Adela, the couple's second daughter (born in 1009), was married first to Richard III, duke of Normandy, in January 1027, but after his death just months later, she married Baldwin V, count of Flanders, early in 1028. She gave birth to several children, including a daughter, Matilda, who would marry William of Normandy, William "the Conqueror," and become queen of England. After the death of Baldwin in 1067, Adela became a Benedictine nun and was sainted, now recognized as "Adela the Holy."
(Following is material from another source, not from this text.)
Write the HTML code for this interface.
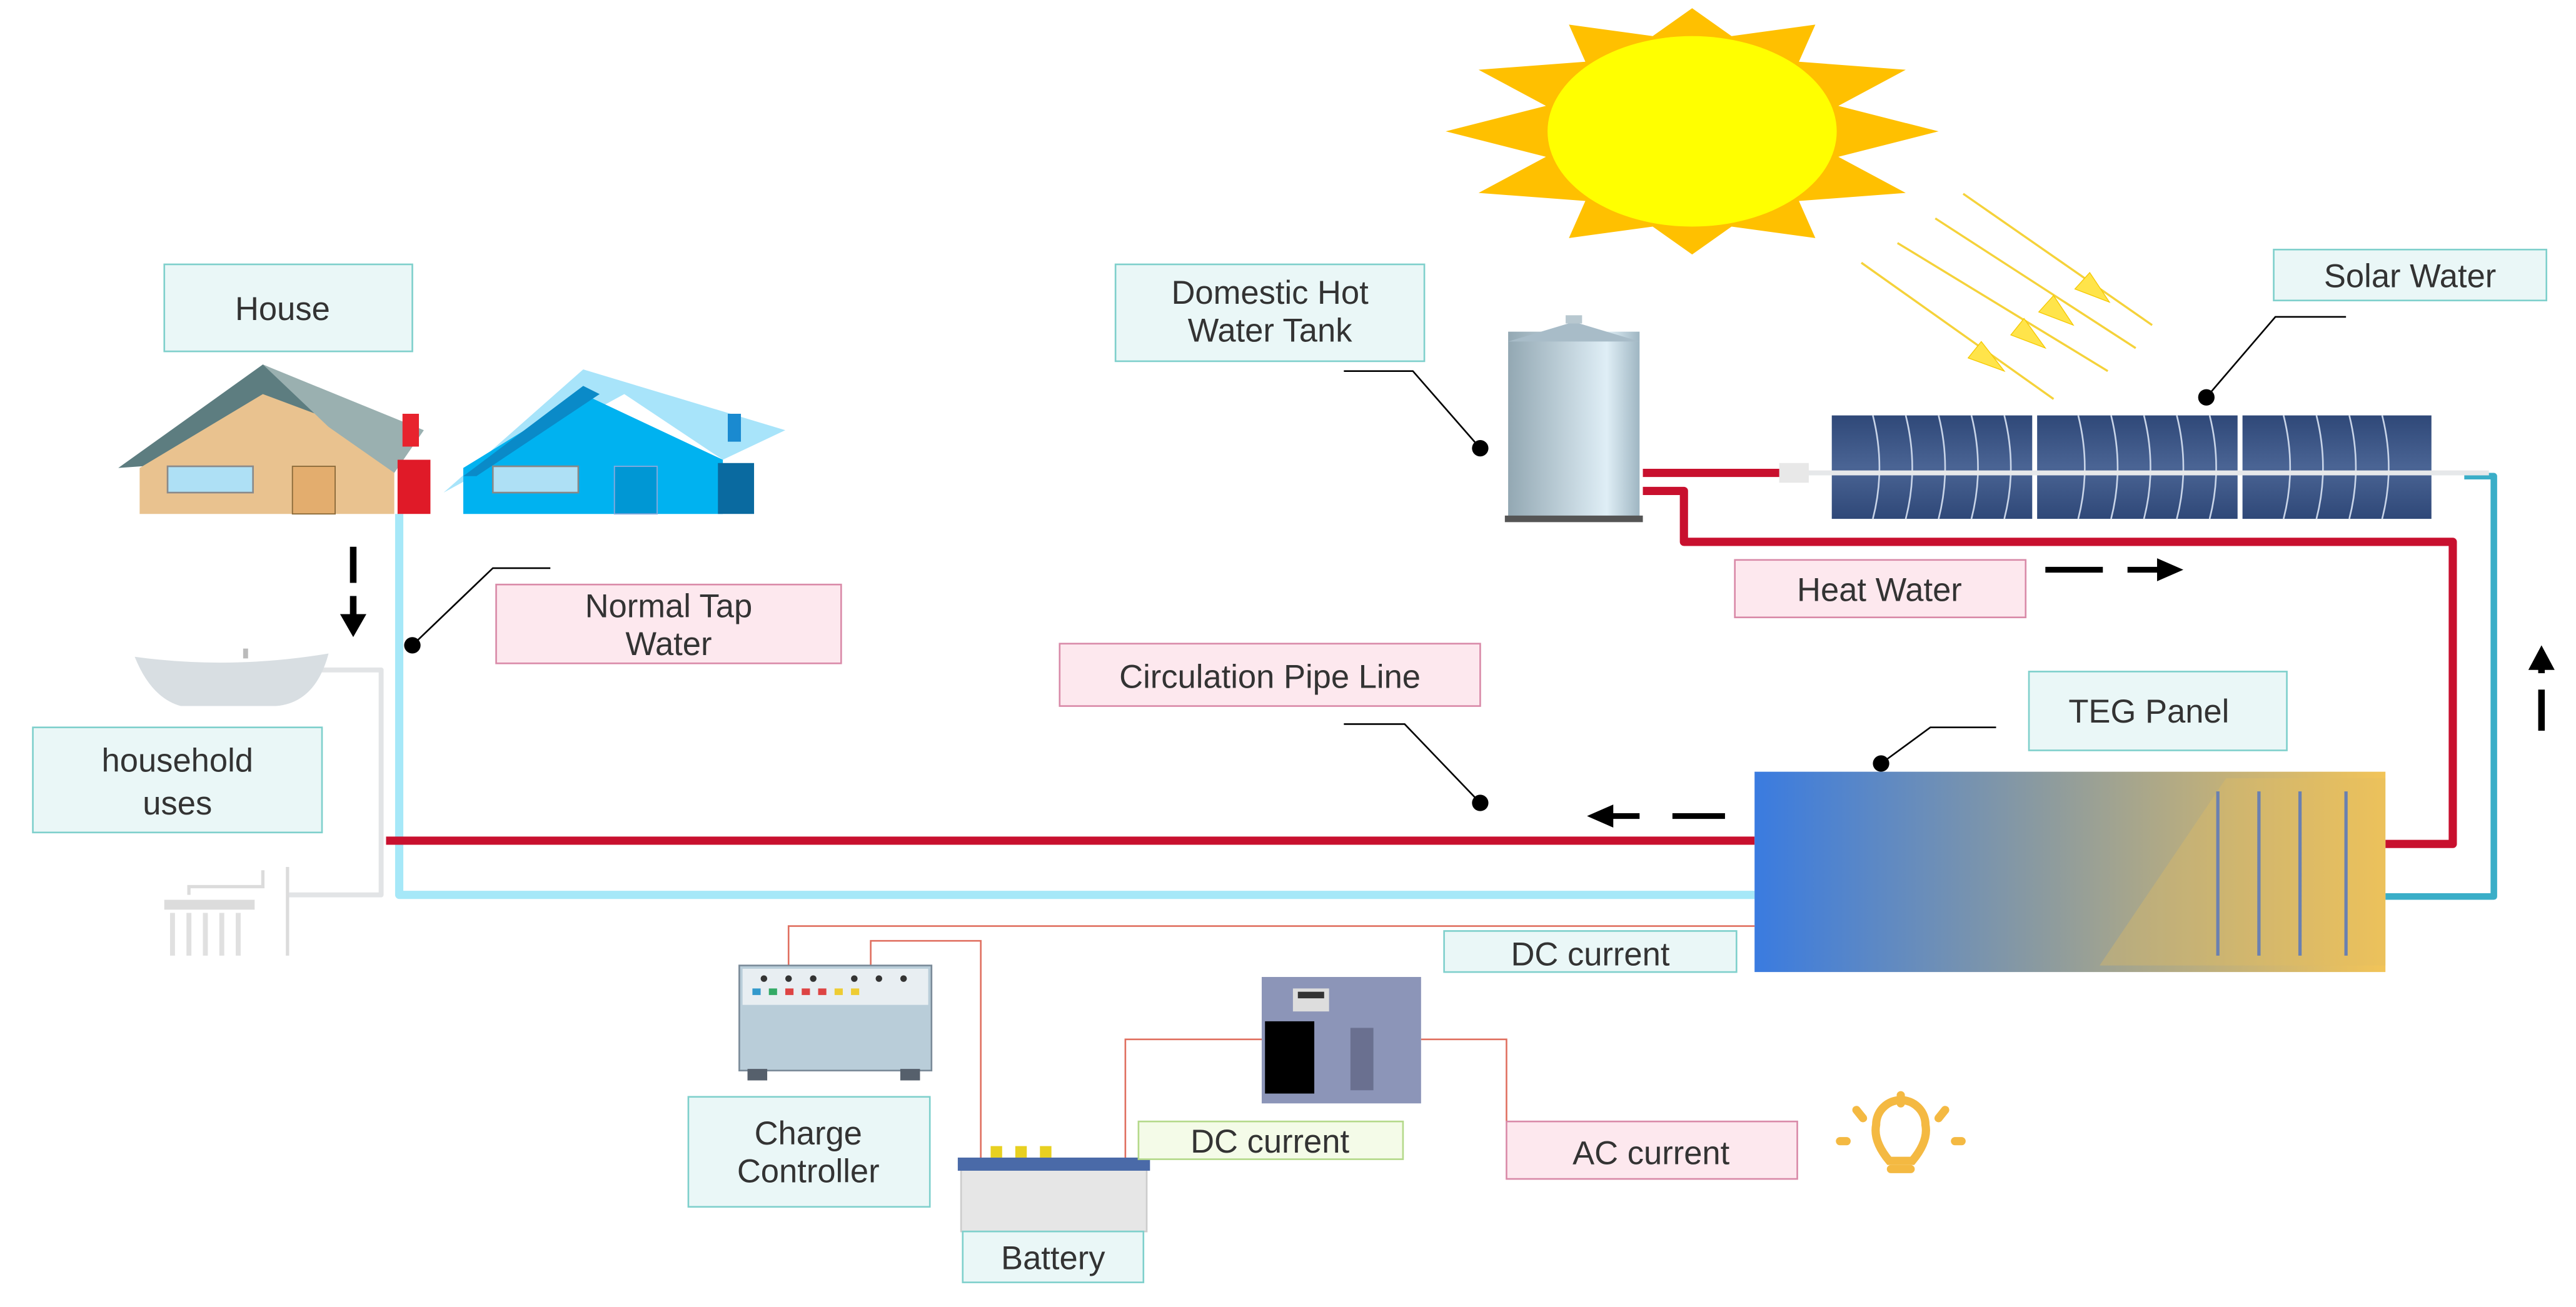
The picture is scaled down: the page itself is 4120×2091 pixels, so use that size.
<!DOCTYPE html>
<html><head><meta charset="utf-8"><style>
html,body{margin:0;padding:0;background:#fff}
svg{display:block}
text{font-family:"Liberation Sans",sans-serif;fill:#333;font-size:20px}
</style></head><body>
<svg width="4120" height="2091" viewBox="0 0 1568 796" preserveAspectRatio="none" xmlns="http://www.w3.org/2000/svg">
<defs>
<linearGradient id="teg" x1="0" x2="1"><stop offset="0" stop-color="#3a7be0"/><stop offset="0.45" stop-color="#8a9aa0"/><stop offset="1" stop-color="#f2c458"/></linearGradient>
<linearGradient id="tank" x1="0" x2="1"><stop offset="0" stop-color="#93a8b3"/><stop offset="0.75" stop-color="#dfeef6"/><stop offset="1" stop-color="#9fb6c2"/></linearGradient>
<linearGradient id="pan" x1="0" y1="0" x2="0" y2="1"><stop offset="0" stop-color="#2f4878"/><stop offset="0.5" stop-color="#4a6494"/><stop offset="1" stop-color="#2f4878"/></linearGradient>
</defs>
<!-- sun -->
<polygon fill="#ffc000" points="1180,80 1119,95.5 1160,117.5 1095,122.4 1105,145 1054,138 1030,155 1006,138 955,145 965,122.4 900,117.5 941,95.5 880,80 941,64.5 900,42.5 965,37.6 955,15 1006,22 1030,5 1054,22 1105,15 1095,37.6 1160,42.5 1119,64.5"/>
<ellipse cx="1030" cy="80" rx="88" ry="58" fill="#ffff00"/>
<!-- rays -->
<g stroke="#f5d23a" stroke-width="1.3">
<line x1="1133" y1="160" x2="1250" y2="243"/><line x1="1155" y1="148" x2="1283" y2="226"/><line x1="1178" y1="133" x2="1300" y2="212"/><line x1="1195" y1="118" x2="1310" y2="198"/>
</g>
<g fill="#ffe44a" stroke="#f5c800" stroke-width="0.5">
<polygon points="1220,226 1206,208 1198,218"/><polygon points="1245,212 1232,194 1224,204"/><polygon points="1262,198 1250,180 1241,190"/><polygon points="1284,184 1272,166 1263,176"/>
</g>
<!-- pipes -->
<g fill="none" stroke-linejoin="round">
<path d="M243 313 V545 H1068" stroke="#a6e8f8" stroke-width="5"/>
<path d="M235 512 H1068" stroke="#c8102e" stroke-width="5"/>
<path d="M1000 288 H1085" stroke="#c8102e" stroke-width="5"/>
<path d="M1000 299 H1025 V330 H1493 V514 H1452" stroke="#c8102e" stroke-width="5"/>
<path d="M1500 290 H1518 V546 H1452" stroke="#3aaec8" stroke-width="4"/>
<path d="M195 408 H232 V545 H175" stroke="#e2e4e6" stroke-width="3"/>
</g>
<!-- solar collector -->
<g>
<rect x="1115" y="253" width="122" height="63" fill="url(#pan)"/>
<rect x="1240" y="253" width="122" height="63" fill="url(#pan)"/>
<rect x="1365" y="253" width="115" height="63" fill="url(#pan)"/>
<g stroke="#c8d4e8" stroke-width="1" fill="none">
<path d="M1140 253 q8 32 0 63 M1160 253 q8 32 0 63 M1180 253 q8 32 0 63 M1200 253 q8 32 0 63 M1220 253 q8 32 0 63"/>
<path d="M1265 253 q8 32 0 63 M1285 253 q8 32 0 63 M1305 253 q8 32 0 63 M1325 253 q8 32 0 63 M1345 253 q8 32 0 63"/>
<path d="M1390 253 q8 32 0 63 M1410 253 q8 32 0 63 M1430 253 q8 32 0 63 M1450 253 q8 32 0 63"/>
</g>
<line x1="1085" y1="288" x2="1515" y2="288" stroke="#e6e8ea" stroke-width="3"/>
<rect x="1083" y="282" width="18" height="12" fill="#e8e8e8"/>
</g>
<!-- tank -->
<rect x="918" y="202" width="80" height="114" fill="url(#tank)"/>
<polygon points="918,208 958,196 998,208" fill="#a8bcc8"/>
<rect x="953" y="192" width="10" height="5" fill="#b8c8d0"/>
<rect x="916" y="314" width="84" height="4" fill="#555"/>
<!-- TEG -->
<rect x="1068" y="470" width="384" height="122" fill="url(#teg)"/>
<polygon points="1278,588 1355,474 1452,474 1452,588" fill="#e2bd60" opacity="0.35"/>
<g stroke="#6a80b0" stroke-width="2"><line x1="1375" y1="482" x2="1375" y2="582"/><line x1="1400" y1="482" x2="1400" y2="582"/><line x1="1428" y1="482" x2="1428" y2="582"/><line x1="1350" y1="482" x2="1350" y2="582"/></g>
<!-- houses -->
<polygon points="72,285 160,222 252,262 240,270 100,283" fill="#5d7d80"/>
<polygon points="85,285 160,240 240,270 240,313 85,313" fill="#e9c28f"/>
<polygon points="160,222 258,262 240,288 200,260" fill="#9ab0b0"/>
<rect x="102" y="284" width="52" height="16" fill="#aee0f5" stroke="#8a8a8a"/>
<rect x="178" y="284" width="26" height="29" fill="#e3ad6e" stroke="#8a6a3a" stroke-width="0.7"/>
<rect x="242" y="280" width="20" height="33" fill="#e01a28"/>
<rect x="245" y="252" width="10" height="20" fill="#e8232e"/>
<polygon points="270,300 355,225 478,262 440,280 380,240" fill="#a8e4fa"/>
<polygon points="282,313 282,285 355,240 440,280 440,313" fill="#00b2f0"/>
<polygon points="282,290 355,235 365,240 290,290" fill="#0a8ac8"/>
<rect x="300" y="284" width="52" height="16" fill="#aee0f5" stroke="#888"/>
<rect x="374" y="284" width="26" height="29" fill="#0097d4" stroke="#8ad" stroke-width="0.7"/>
<rect x="437" y="282" width="22" height="31" fill="#0a6aa0"/>
<rect x="443" y="252" width="8" height="17" fill="#1a8ad0"/>
<!-- bathtub & shower -->
<path d="M82 400 Q140 408 200 398 Q192 428 168 430 L110 430 Q92 425 82 400Z" fill="#d8dee2"/>
<rect x="148" y="395" width="3" height="6" fill="#bbb"/>
<g stroke="#dcdcdc" stroke-width="2" fill="none"><path d="M115 545 V540 H160 V530 M175 528 V582"/></g>
<g stroke="#e0e0e0" stroke-width="3"><line x1="105" y1="556" x2="105" y2="582"/><line x1="115" y1="556" x2="115" y2="582"/><line x1="125" y1="556" x2="125" y2="582"/><line x1="135" y1="556" x2="135" y2="582"/><line x1="145" y1="556" x2="145" y2="582"/></g>
<rect x="100" y="548" width="55" height="6" fill="#dcdcdc"/>
<!-- arrows -->
<g fill="#000" stroke="#000">
<line x1="215" y1="333" x2="215" y2="355" stroke-width="4"/><line x1="215" y1="363" x2="215" y2="374" stroke-width="4"/><polygon points="207,374 223,374 215,388" stroke="none"/>
<line x1="1018" y1="497" x2="1050" y2="497" stroke-width="3.5"/><line x1="980" y1="497" x2="998" y2="497" stroke-width="3.5"/><polygon points="966,497 982,490 982,504" stroke="none"/>
<line x1="1245" y1="347" x2="1280" y2="347" stroke-width="3.5"/><line x1="1295" y1="347" x2="1315" y2="347" stroke-width="3.5"/><polygon points="1329,347 1313,340 1313,354" stroke="none"/>
<line x1="1547" y1="420" x2="1547" y2="445" stroke-width="4"/><line x1="1547" y1="405" x2="1547" y2="410" stroke-width="4"/><polygon points="1547,393 1539,408 1555,408" stroke="none"/>
</g>
<!-- leaders -->
<g stroke="#000" stroke-width="1" fill="none">
<path d="M251 393 L300 346 H335"/><path d="M901 489 L855 441 H818"/><path d="M1145 465 L1175 443 H1215"/><path d="M901 273 L860 226 H818"/><path d="M1343 242 L1385 193 H1428"/>
</g>
<g fill="#000"><circle cx="251" cy="393" r="5"/><circle cx="901" cy="489" r="5"/><circle cx="1145" cy="465" r="5"/><circle cx="901" cy="273" r="5"/><circle cx="1343" cy="242" r="5"/></g>
<!-- electric lines -->
<g stroke="#e07060" stroke-width="1" fill="none">
<path d="M1068 564 H480 V590"/><path d="M530 590 V573 H597 V708"/><path d="M685 708 V633 H768"/><path d="M865 633 H917 V683"/>
</g>
<!-- charge controller -->
<rect x="450" y="588" width="117" height="64" fill="#b9cdd9" stroke="#7a8a98"/>
<rect x="452" y="590" width="113" height="22" fill="#e8eef2"/>
<g fill="#333"><circle cx="465" cy="596" r="2"/><circle cx="480" cy="596" r="2"/><circle cx="495" cy="596" r="2"/><circle cx="520" cy="596" r="2"/><circle cx="535" cy="596" r="2"/><circle cx="550" cy="596" r="2"/></g>
<g><rect x="458" y="602" width="5" height="4" fill="#39c"/><rect x="468" y="602" width="5" height="4" fill="#3a6"/><rect x="478" y="602" width="5" height="4" fill="#d44"/><rect x="488" y="602" width="5" height="4" fill="#d44"/><rect x="498" y="602" width="5" height="4" fill="#d44"/><rect x="508" y="602" width="5" height="4" fill="#ec3"/><rect x="518" y="602" width="5" height="4" fill="#ec3"/></g>
<rect x="455" y="651" width="12" height="7" fill="#56606c"/><rect x="548" y="651" width="12" height="7" fill="#56606c"/>
<!-- battery -->
<rect x="585" y="710" width="113" height="40" fill="#e6e6e6" stroke="#ccc"/>
<rect x="583" y="705" width="117" height="8" fill="#4a6aa8"/>
<g fill="#e8d020"><rect x="603" y="698" width="7" height="7"/><rect x="618" y="698" width="7" height="7"/><rect x="633" y="698" width="7" height="7"/></g>
<!-- inverter -->
<rect x="768" y="595" width="97" height="77" fill="#8c95b8"/>
<rect x="787" y="602" width="22" height="14" fill="#ddd"/><rect x="790" y="604" width="16" height="4" fill="#333"/>
<rect x="770" y="622" width="30" height="44" fill="#000"/>
<rect x="822" y="626" width="14" height="38" fill="#6a7090"/>
<!-- bulb -->
<g fill="none" stroke="#f4b942" stroke-width="5" stroke-linecap="round">
<path d="M1150 707 Q1140 695 1142 685 A15 15 0 1 1 1172 685 Q1174 695 1164 707 Z"/>
<path d="M1151 712 H1163"/>
<line x1="1157" y1="667" x2="1157" y2="672"/><line x1="1130" y1="676" x2="1134" y2="681"/><line x1="1184" y1="676" x2="1180" y2="681"/><line x1="1120" y1="695" x2="1124" y2="695"/><line x1="1190" y1="695" x2="1194" y2="695"/>
</g>
<!-- labels -->
<g stroke-width="1">
<rect x="100" y="161" width="151" height="53" fill="#eaf7f7" stroke="#7fd0cc"/>
<rect x="302" y="356" width="210" height="48" fill="#fde8ee" stroke="#d98aa8"/>
<rect x="20" y="443" width="176" height="64" fill="#eaf7f7" stroke="#7fd0cc"/>
<rect x="645" y="392" width="256" height="38" fill="#fde8ee" stroke="#d98aa8"/>
<rect x="679" y="161" width="188" height="59" fill="#eaf7f7" stroke="#7fd0cc"/>
<rect x="1384" y="152" width="166" height="31" fill="#eaf7f7" stroke="#7fd0cc"/>
<rect x="1056" y="341" width="177" height="35" fill="#fde8ee" stroke="#d98aa8"/>
<rect x="1235" y="409" width="157" height="48" fill="#eaf7f7" stroke="#7fd0cc"/>
<rect x="879" y="567" width="178" height="25" fill="#eaf7f7" stroke="#7fd0cc"/>
<rect x="419" y="668" width="147" height="67" fill="#eaf7f7" stroke="#7fd0cc"/>
<rect x="586" y="750" width="110" height="31" fill="#eaf7f7" stroke="#7fd0cc"/>
<rect x="693" y="683" width="161" height="23" fill="#f4fbe8" stroke="#b4d98a"/>
<rect x="917" y="683" width="177" height="35" fill="#fde8ee" stroke="#d98aa8"/>
</g>
<g text-anchor="middle">
<text x="172" y="195">House</text>
<text x="407" y="376">Normal Tap</text><text x="407" y="399">Water</text>
<text x="108" y="470" font-size="22">household</text><text x="108" y="496" font-size="22">uses</text>
<text x="773" y="419">Circulation Pipe Line</text>
<text x="773" y="185">Domestic Hot</text><text x="773" y="208">Water Tank</text>
<text x="1467" y="175">Solar Water</text>
<text x="1144" y="366">Heat Water</text>
<text x="1308" y="440">TEG Panel</text>
<text x="968" y="588">DC current</text>
<text x="492" y="697">Charge</text><text x="492" y="720">Controller</text>
<text x="641" y="773">Battery</text>
<text x="773" y="702">DC current</text>
<text x="1005" y="709">AC current</text>
</g>
</svg>
</body></html>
Poor Odo, or Eudes, was Constance and Robert's fourth son (born in 1013)--he lived until 1055, but he died without title or lands or marriage or anything . . . The nineteenth-century historian Chrétien Pfister claims that Odo, having received nothing from his father, knew that he would have to succeed on his own (il fallait, lui aussi, se soulever). And so in 1037 he joined Odo II, count of Blois (yes, that Odo, Bertha of Burgundy's son) and went to war against his brother, King Henry. He was defeated and imprisoned in Orléans. When he was freed, he still had nothing, so he wound up fighting once more, this time with Henry, when the king invaded Normandy, but once again he wound up on the losing side when Henry was defeated in 1054 at the battle of Mortemer. Pfister ends his brief summary of Odo's life by an account of his sacking and pillaging of some small villages. Odo supposedly took the food stores he found to a church, ordering that a banquet be prepared for him. But, Pfister claims, St. Benedict had his revenge--the night after he stuffed himself full of stolen food, Odo died. Yikes.

Constance's youngest child, Constance (born c. 1014?), was married to Manasses, count of Dammartin (in central France). The couple had several children. Manasses died in Burgundy when it was invaded by Odo II, count of Blois--yeah, that guy . . . Manasses was succeeded by his (and Constance's) eldest son, named, hmmm, Odo! There is some question among some historians, though, about whether this Constance is the daughter of Robert and Constance or whether she was a daughter-in-law, an illegitimate child of Robert's, or a goddaughter.